L’adoption du 1 : 80 000 comme échelle de gravure avait déjà fait l’objet d’une vive controverse entre la Commission royale et le Comité du Dépôt de la guerre au début des années 1820. Elle répondait essentiellement aux besoins tactiques des militaires et à une représentation assez générale du territoire français pour les administrations centrales. L’ordonnance royale de 1824 avait d’ailleurs explicitement affirmé qu’il s’agissait des seuls points de vues adoptés pour la réalisation de la carte. Mais l’industrialisation de la France et le développement des administrations locales avaient donné une importance nouvelle à des utilisations cartographiques qui nécessitaient une échelle supérieure. Le succès croissant des reproductions des minutes de la carte d’état-major montrait à l’évidence que l’échelle du 1 : 40 000 répondait à un plus grand nombre de besoins, même si dans certains cas comme l’aménagement industriel par exemple, les minutes tendaient à n’être utilisées que comme base pour des plans topographiques encore plus détaillés.
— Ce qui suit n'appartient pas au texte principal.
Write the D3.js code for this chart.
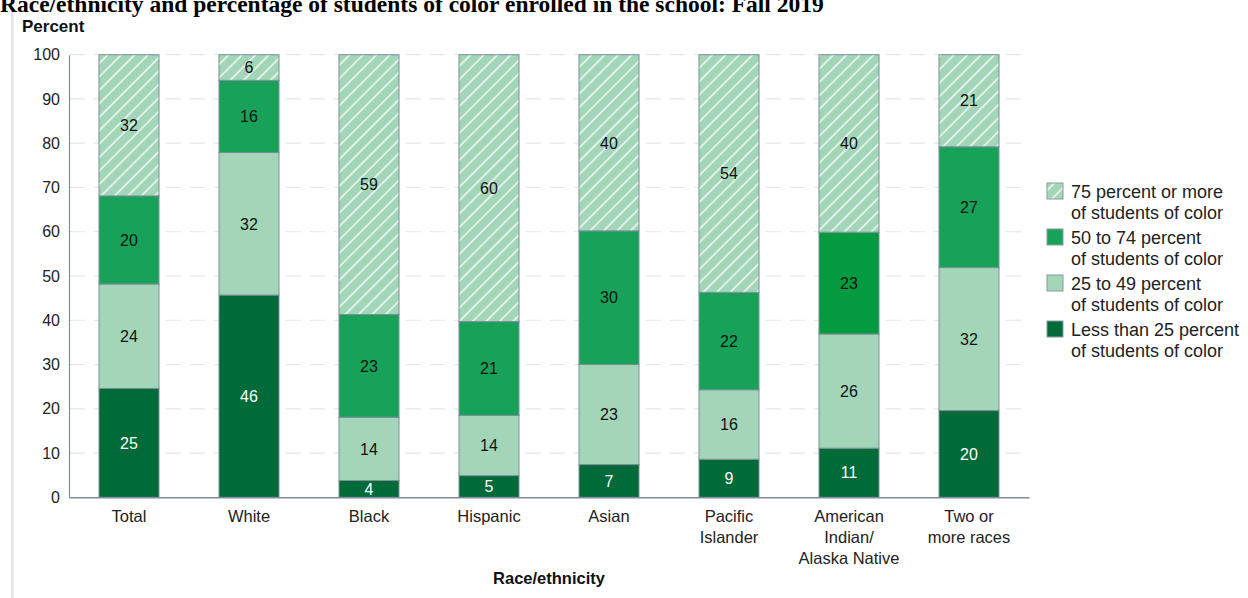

Pour les régions de haute montagne, la question de l’échelle s’inscrivait moins dans le registre de la pratique que dans celui du prestige. J’ai montré que les échelles employées dans les cartes indépendantes des Alpes du nord répondaient à un désir de concurrencer la carte de France jugée insatisfaisante690. Selon moi, l’utilisation d’échelle supérieure ne répondait pas tant à un besoin pratique qu’à la volonté de couvrir une surface toujours très restreinte avec un maximum de détails figuratifs et dans un format suffisamment grand pour se rapprocher d’un tableau. Mais quelle qu’en soit la raison, la publication de carte à une échelle supérieure au 1 : 80 000 fut perçue et souvent justifiée par l’insuffisance de l’échelle de la carte de France.
Voir supra, partie 2, chapitre 2.1.2.3.